A pilgrimage to the Pen Henge standing stone array at the top of Munson Mountain will be held to mark the arrival of the Vernal Equinox on March 20.
The Pen Henge stones delineate the sunset points on the four cardinal dates of the year.
Anchored by the heel stone, the equinox stone points to the sun’s sunset point at both the spring and fall equinoxes. The other two stones mark the winter and summer solstice setting points, respectively.
As with previous events, members of the Okanagan Centre of the Royal Astronomical Society of Canada, RASC, welcome the public to join them for the observation which will mark the halfway point of the sun’s annual migration.
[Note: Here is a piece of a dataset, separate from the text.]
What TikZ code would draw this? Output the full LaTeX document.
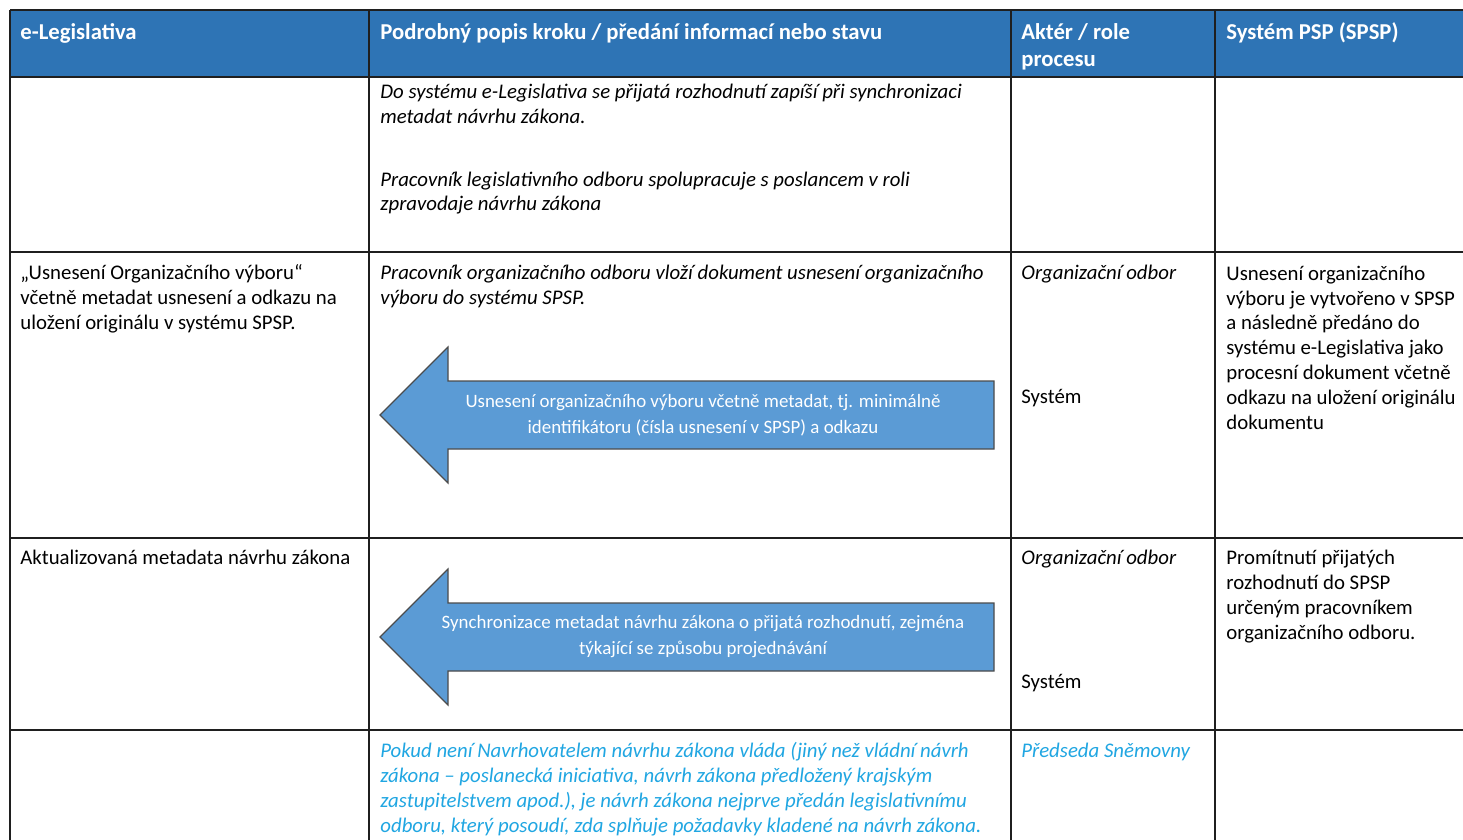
\documentclass[tikz,border=0pt]{standalone}
\usepackage{fontspec}
\setmainfont{Carlito}
\usetikzlibrary{positioning}
\definecolor{hdr}{HTML}{2E74B5}
\definecolor{arr}{HTML}{5B9BD5}
\definecolor{note}{RGB}{32,166,226}
\definecolor{rule}{HTML}{1F1F1F}
\begin{document}
\begin{tikzpicture}[x=0.5pt,y=-0.5pt]
  % base = baseline of the last line
  \tikzstyle{c}=[anchor=base west,inner sep=0pt,align=left,font=\fontsize{10.4}{12.4}\selectfont]
  \tikzstyle{ci}=[c,font=\fontsize{10.4}{12.4}\selectfont\itshape]
  \tikzstyle{cn}=[ci,text=note]
  \tikzstyle{h}=[c,text=white,font=\fontsize{11.35}{13.5}\selectfont\bfseries]
  \tikzstyle{arrtxt}=[inner sep=0pt,align=center,text=white,font=\fontsize{9.45}{13}\selectfont]
  \useasboundingbox[fill=white](0,0)rectangle(1463,840);
  \fill[hdr](10,10)rectangle(1463,77);
  \foreach\y in{10,77,252,538,730}{\draw[rule,line width=0.75pt](10,\y)--(1463,\y);}
  \foreach\x in{10,369,1011,1215}{\draw[rule,line width=0.75pt](\x,10)--(\x,840);}
  % header
  \node[h](hel)at(20,40){e-Legislativa};
  \node[h](hpopis)at(380,40){Podrobný popis kroku / předání informací nebo stavu};
  \node[h](hakter)at(1021,67){Aktér / role\\procesu};
  \node[h](hspsp)at(1226,40){Systém PSP (SPSP)};
  % row 1
  \node[ci](popis1)at(380,211){Do systému e-Legislativa se přijatá rozhodnutí zapíší při synchronizaci\\metadat návrhu zákona.\\[19pt]Pracovník legislativního odboru spolupracuje s poslancem v roli\\zpravodaje návrhu zákona};
  % row 2
  \node[c](el2)at(20,329){„Usnesení Organizačního výboru“\\včetně metadat usnesení a odkazu na\\uložení originálu v systému SPSP.};
  \node[ci](popis2)at(380,304){Pracovník organizačního odboru vloží dokument usnesení organizačního\\výboru do systému SPSP.};
  \node[ci](akter2)at(1021,279){Organizační odbor};
  \node[c](sys2)at(1021,403){Systém};
  \node[c](spsp2)at(1226,429){Usnesení organizačního\\výboru je vytvořeno v SPSP\\a následně předáno do\\systému e-Legislativa jako\\procesní dokument včetně\\odkazu na uložení originálu\\dokumentu};
  % row 3
  \node[c](el3)at(20,564){Aktualizovaná metadata návrhu zákona};
  \node[ci](akter3)at(1021,564){Organizační odbor};
  \node[c](sys3)at(1021,688){Systém};
  \node[c](spsp3)at(1226,639){Promítnutí přijatých\\rozhodnutí do SPSP\\určeným pracovníkem\\organizačního odboru.};
  % row 4
  \node[cn](popis4)at(380,832){Pokud není Navrhovatelem návrhu zákona vláda (jiný než vládní návrh\\zákona – poslanecká iniciativa, návrh zákona předložený krajským\\zastupitelstvem apod.), je návrh zákona nejprve předán legislativnímu\\odboru, který posoudí, zda splňuje požadavky kladené na návrh zákona.};
  \node[cn](akter4)at(1021,757){Předseda Sněmovny};
  % arrows
  \foreach\y/\n/\t in{415/usneseni/{Usnesení organizačního výboru včetně metadat, tj. minimálně\\identifikátoru (čísla usnesení v SPSP) a odkazu},637/synchro/{Synchronizace metadat návrhu zákona o přijatá rozhodnutí, zejména\\týkající se způsobu projednávání}}{
    \draw[fill=arr,draw=rule!80,line width=0.6pt](380,\y)--(448,\y-68)--(448,\y-34)--(994,\y-34)--(994,\y+34)--(448,\y+34)--(448,\y+68)--cycle;
    \node[arrtxt](\n)at(703,\y){\t};}
\end{tikzpicture}
\end{document}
If clear skies permit on Wednesday, participants will be able to watch the shadow cast by the setting sun creep slowly from the equinox stone to align perfectly with the heel stone.
The Penticton gathering will begin around 6 p.m. in preparation for the actual sunset which will occur around 6:35 p.m..
The actual moment of the equinox will have taken place at 4:02 a.m. that morning.
Leading the observance will be OC RASC Penticton vice president Ryan Ranson who will be joined by other club members who will set up Sunspotter telescopes to allow solar viewing by the public.
The Pen Henge project was conceived in 2009 during the International Year of Astronomy by members of the society, which is now part of the OC RASC. The project was supported by the city council and parks supervisor Jeff Lynka.
“For most of the year the structure simply illustrates the enormous range along the western horizon where the sun sets. Most people subconsciously know of this, but they are quite fascinated to see the idea laid out so graphically,” said Chris Purton, a retired scientist at the Dominion Radio Astrophysical Observatory at White Lake, who spearheaded the Pen Henge project.
A brass plaque with a brief explanation of the array is permanently attached to the top of the heel stone.